Albert Bartholomé, The Artist's Wife (Périe, 1849–1887) - Wikimedia Commons
una fogliata di libri
La chiacchiera ha purtroppo trionfato
La qualità di un libro non dipende dai primati che rendono soddisfatti autori ed editori. Nella realtà, ha scritto Natalia Ginzburg, "esistono soltanto i libri belli e i libri brutti, che durano e che muoiono, che torniamo a leggere e a rileggere dopo anni e anni e che non rileggeremo mai"
È una pratica vecchia come il mondo fra intellettuali, artisti, letterati.

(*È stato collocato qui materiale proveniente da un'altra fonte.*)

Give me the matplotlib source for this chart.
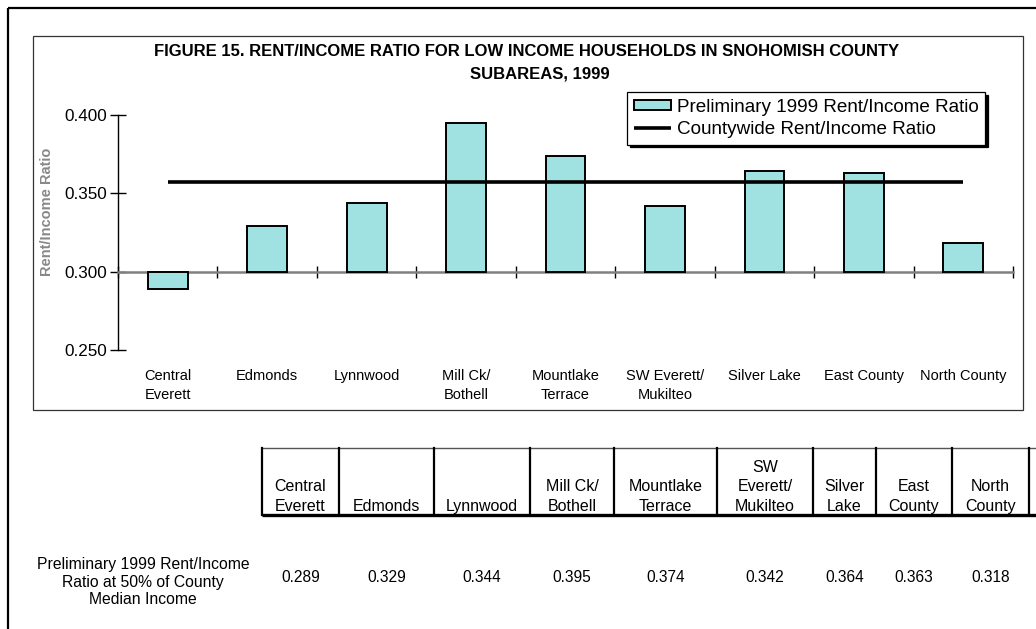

Se vuoi ferire un “nemico”, la strategia più efficace è ignorarlo. E con i potenti mezzi social di oggi la pratica può diventare capillare. Non si tratta solo di non inserirlo nelle varie strategie di quello che, piaccia o no la parola, si è imposto come amichettismo, ma di praticare il ricorso uguale e contrario di un vero e proprio nemichettismo. Il che significa escludere l’avversario dai propri giri di potere ed evitare accuratamente di nominarlo nelle occasioni pubbliche. Soprattutto non schiacciare nemmeno per sbaglio l’icona segui e tantomeno mettere un like nelle sue pagine. Perché – questa è la regola tacita – si segue unicamente chi fa parte del proprio giro. L’arte come fosse politica, insomma. Ma se la definizione amichettismo e inevitabilmente il nemichettismo hanno conio recente, lo spostamento d’interesse dalla qualità del proprio fare ai risultati va retrodatato al passaggio fra i due ultimi secoli, periodo in cui si spegneva un’élite artistico letteraria cui l’amicizia non faceva velo.
Capitava ancora alla fine del Novecento che amici notoriamente tali esprimessero aspri disaccordi pubblicamente con una severità che oggi mai verrebbe perdonata. Perché fra i tanti cambiamenti dei tempi ce n’è soprattutto uno che ha lasciato una dolorosa ferita: il rispetto disinteressato per l’oggetto artistico. Un esempio? Un articolo scritto da Natalia Ginzburg sulla Stampa del 12 febbraio 1989 in cui se la prendeva con l’amatissima Rosetta Loy, da lei scoperta fra l’altro, perché aveva osato dividere gli scrittori in serie A, B, C sostenendo di essere riuscita a passare in serie A soltanto con “Le strade di polvere” visto che finalmente aveva avuto successo.
“Perché usare questo linguaggio sinistro da gara sportiva?”, si chiede Ginzburg. “Non credo sia bene ingabbiare gli scrittori in queste lugubri categorie”. Il discorso si allarga quindi all’editoria che sempre più insegue vagheggiati bestseller trascurando libri e autori interessanti, ma destinati a un pubblico numericamente esiguo. “Gli editori non stampano un libro che pure forse gli piace per paura di un insuccesso”, prosegue l’articolo. “Gli scrittori nello scrivere si chiedono dubbiosi e sgomenti quali siano i mezzi idonei per avere soldi, fama, premi e articoli sui giornali; la gente non compra un libro che magari la incuriosisce perché non se ne dice nulla sulle pagine dei giornali, o perché non c’è nelle liste dei libri più venduti”.
L’importanza di un libro, sostiene Natalia, non ha nulla a che fare con certi primati che, certo, rendono soddisfatti autori ed editori, ma questi sono fatti loro, non della letteratura. “Nella realtà esistono soltanto i libri belli e i libri brutti, i libri che durano e i libri che muoiono, i libri che torniamo a leggere e a rileggere dopo anni e anni e i libri che non rileggeremo mai. Tutto il resto sono chiacchiere”. Ma oggi, fra amichettismo e nemichettismo la chiacchiera purtroppo ha trionfato.